There is a metaphorical giant hole in literature after 1923 and before the contemporary lot. Stephen King, Dean Koontz, Tom Clancy and the like need not worry. They are hot, contemporary authors whose work flies off the bookstore shelves — and into the new digital readers, too. Dickens, Austen, Dumas, and Twain need not worry either. Their work lives vibrantly in the public domain.
But, Earle Stanley Gardner? Graham Greene? HP Lovecraft? James Thurber? Erskine Caldwell? Dorothy Parker? Virginia Woolf? Is the audience for their work still alive and well? Perhaps, but I can't help but wonder if the audience for their work is suppressed because of the copyright laws. We remember them — and even read them — but do we do so as much as their work deserves? I wonder.
There is always the public library, I know, but lots of books I'd like to read are no longer available. There is only so much room on the shelves. I love to see these books available for digital borrowing, but we're too early in the technology for it to have penetrated the library system very far. Someday . . . but in the meantime, we're left to acquire books for our personal use either for free from the public domain or for sale by commercial publishers.
Of course, just because a book is free doesn't mean it will be widely read. Long lost authors like Irvin S. Cobb, George Barton, Robert Ames Bennet, and Arthur Train can attest to this. Conversely, a few authors from the 1930s are still widely read — like JRR Tolkein, Margaret Mitchell, John Steinbeck, and Aldous Huxley come to mind. The 1923 copyright barrier is thankfully quite porous. Work of the highest quality will always find an audience.

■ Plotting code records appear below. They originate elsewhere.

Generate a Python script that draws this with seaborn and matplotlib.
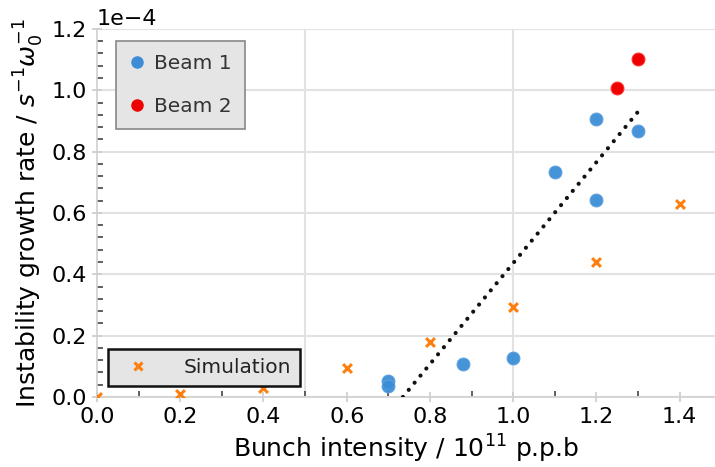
import matplotlib
matplotlib.use("Agg")
import matplotlib.pyplot as plt
import numpy as np
import pandas as pd
import seaborn as sns
from matplotlib.lines import Line2D
from matplotlib.ticker import MultipleLocator, AutoMinorLocator

# measured growth rates (units of 1e-4 s^-1 w0^-1)
beam1_intensity = [0.70, 0.70, 0.88, 1.00, 1.10, 1.20, 1.20, 1.30]
beam1_rate = [0.052, 0.036, 0.108, 0.127, 0.734, 0.906, 0.642, 0.867]

beam2_intensity = [1.25, 1.30]
beam2_rate = [1.007, 1.102]

sim_intensity = [0.0, 0.2, 0.4, 0.6, 0.8, 1.0, 1.2, 1.4]
sim_rate = [0.0, 0.010, 0.030, 0.095, 0.179, 0.293, 0.440, 0.629]

# linear fit to the beam data
fit_intensity = [0.735, 1.30]
fit_rate = [0.0, 0.93]

scale = 1e-4

b1 = pd.DataFrame({"x": beam1_intensity, "y": np.array(beam1_rate) * scale})
b2 = pd.DataFrame({"x": beam2_intensity, "y": np.array(beam2_rate) * scale})
sim = pd.DataFrame({"x": sim_intensity, "y": np.array(sim_rate) * scale})
fit = pd.DataFrame({"x": fit_intensity, "y": np.array(fit_rate) * scale})

sns.set_theme(style="whitegrid")
plt.rcParams["font.family"] = ["DejaVu Sans"]
plt.rcParams["mathtext.fontset"] = "dejavusans"
plt.rcParams["text.color"] = "black"
plt.rcParams["axes.labelcolor"] = "black"
plt.rcParams["xtick.labelcolor"] = "black"
plt.rcParams["ytick.labelcolor"] = "black"

blue = "#3d8dd6"
red = "#ee0000"
orange = "#ff7f0e"
grid_c = "#e2e2e2"

fig, ax = plt.subplots(figsize=(7.15, 4.67), dpi=100)
fig.subplots_adjust(left=0.1357, right=1.0, bottom=0.15, top=0.938)

sns.lineplot(data=fit, x="x", y="y", ax=ax, color="#111111", lw=3.0,
             linestyle=(0, (0.01, 2.2)), dash_capstyle="round", zorder=3)
sns.scatterplot(data=sim, x="x", y="y", ax=ax, marker="x", s=40, color=orange,
                linewidth=2.2, zorder=4, clip_on=True)
sns.scatterplot(data=b1, x="x", y="y", ax=ax, s=85, color=blue, edgecolor="#5aa0e0",
                linewidth=0.8, alpha=0.95, zorder=5)
sns.scatterplot(data=b2, x="x", y="y", ax=ax, s=85, color=red, edgecolor="#ff3030",
                linewidth=0.8, zorder=5)

ax.set_xlim(0, 1.485)
ax.set_ylim(0, 1.2e-4)

ax.xaxis.set_major_locator(MultipleLocator(0.2))
ax.xaxis.set_minor_locator(MultipleLocator(0.1))
ax.yaxis.set_major_locator(MultipleLocator(0.2e-4))
ax.yaxis.set_minor_locator(AutoMinorLocator(5))
ax.ticklabel_format(axis="y", style="sci", scilimits=(0, 0))

ax.grid(False, axis="x")
ax.grid(True, axis="y", color=grid_c, lw=1.5)
for xv in [0.5, 1.0]:
    ax.axvline(xv, color=grid_c, lw=1.5, zorder=0)

ax.tick_params(which="major", direction="inout", length=7, width=1.2,
               color="#cccccc", labelsize=16, pad=4, left=True, bottom=True)
ax.tick_params(which="minor", direction="in", length=4, width=1.2,
               color="#444444", left=True, bottom=True)
ax.yaxis.get_offset_text().set_fontsize(16)

for s in ["top", "right"]:
    ax.spines[s].set_visible(False)
for s in ["left", "bottom"]:
    ax.spines[s].set_color("#d0d0d0")
    ax.spines[s].set_linewidth(1.2)

ax.set_xlabel(r"Bunch intensity / $10^{11}$ p.p.b", fontsize=18)
ax.set_ylabel(r"Instability growth rate / $s^{-1}\omega_0^{-1}$", fontsize=18)

beam_handles = [
    Line2D([], [], marker="o", ls="", color=blue, markersize=8, label="Beam 1"),
    Line2D([], [], marker="o", ls="", color=red, markersize=8, label="Beam 2"),
]
leg1 = ax.legend(handles=beam_handles, loc="upper left", bbox_to_anchor=(0.031, 0.967),
                 borderaxespad=0, fontsize=14.5, frameon=True, fancybox=False,
                 facecolor="#e5e5e5", edgecolor="#888888", framealpha=1,
                 handlelength=0.8, handletextpad=0.45, labelspacing=1.2,
                 borderpad=0.65)
leg1.get_frame().set_linewidth(1.2)
for t in leg1.get_texts():
    t.set_color("#333333")
ax.add_artist(leg1)

sim_handle = [Line2D([], [], marker="x", ls="", color=orange, markersize=6,
                     markeredgewidth=2.2, label="Simulation")]
leg2 = ax.legend(handles=sim_handle, loc="lower left", bbox_to_anchor=(0.018, 0.03),
                 borderaxespad=0, fontsize=14.5, frameon=True, fancybox=False,
                 facecolor="#e5e5e5", edgecolor="#111111", framealpha=1,
                 handlelength=2.1, handletextpad=1.2, borderpad=0.45)
leg2.get_frame().set_linewidth(1.8)
for t in leg2.get_texts():
    t.set_color("#222222")

fig.savefig("out.png", dpi=100)
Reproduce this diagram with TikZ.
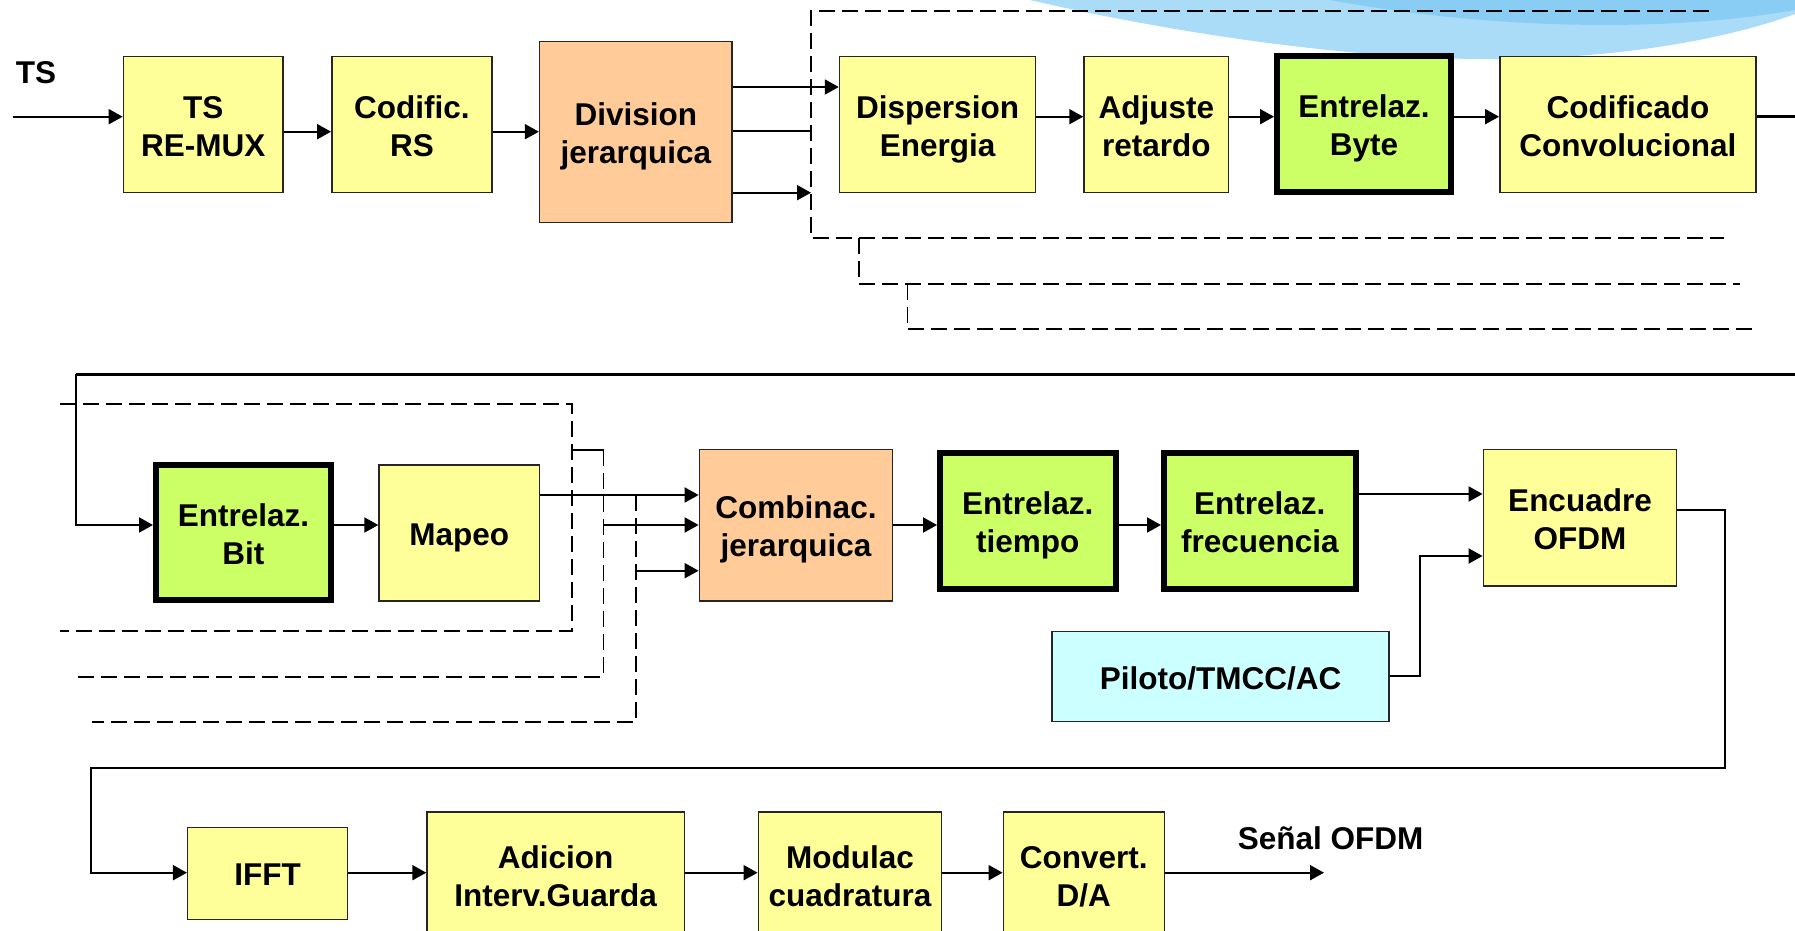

I'm not an anti-protection nut. As an author and publisher, I believe in and support copyrights as ardently as anyone. Nonetheless, I do think it has a dampening effect on the widest-spread distribution of artwork. I see no better solution than the current copyright paradigm, but I do also see its deleterious effects on some works of art.
There's another point you haven't touched upon and that's orphan works. There are creations out there, whose author is unknown but which are not in the public domain yet. Because they're not, we can't make new copies of them. So what happens if all the copies currently available come to disappear?
I realize this topic has been used by greedy corporations to promote laws that would make it easier for them to "steal"works. But just because recent attempts at addressing this issue have been ill-guided doesn't mean nothing should be done.
Another question I'm most interested in is the actual purpose of copyright. Historically its goal was to promote creation and the mean was through monetary compensation for the author. To ensure authors would/could create, the law created a kind of contract between them and society: they would be granted a monopoly for a limited time after which their creation becomes property of society as a whole (public domain). Nowadays, it seems monetary compensation has become the goal and continuous extension of the duration of copyright is making it look more and more like a permanent monopoly. Now, I'm not saying this is right or wrong (though my wording probably makes my opinion fairly clear) but we should at least ask ourselves whether this really is what we want.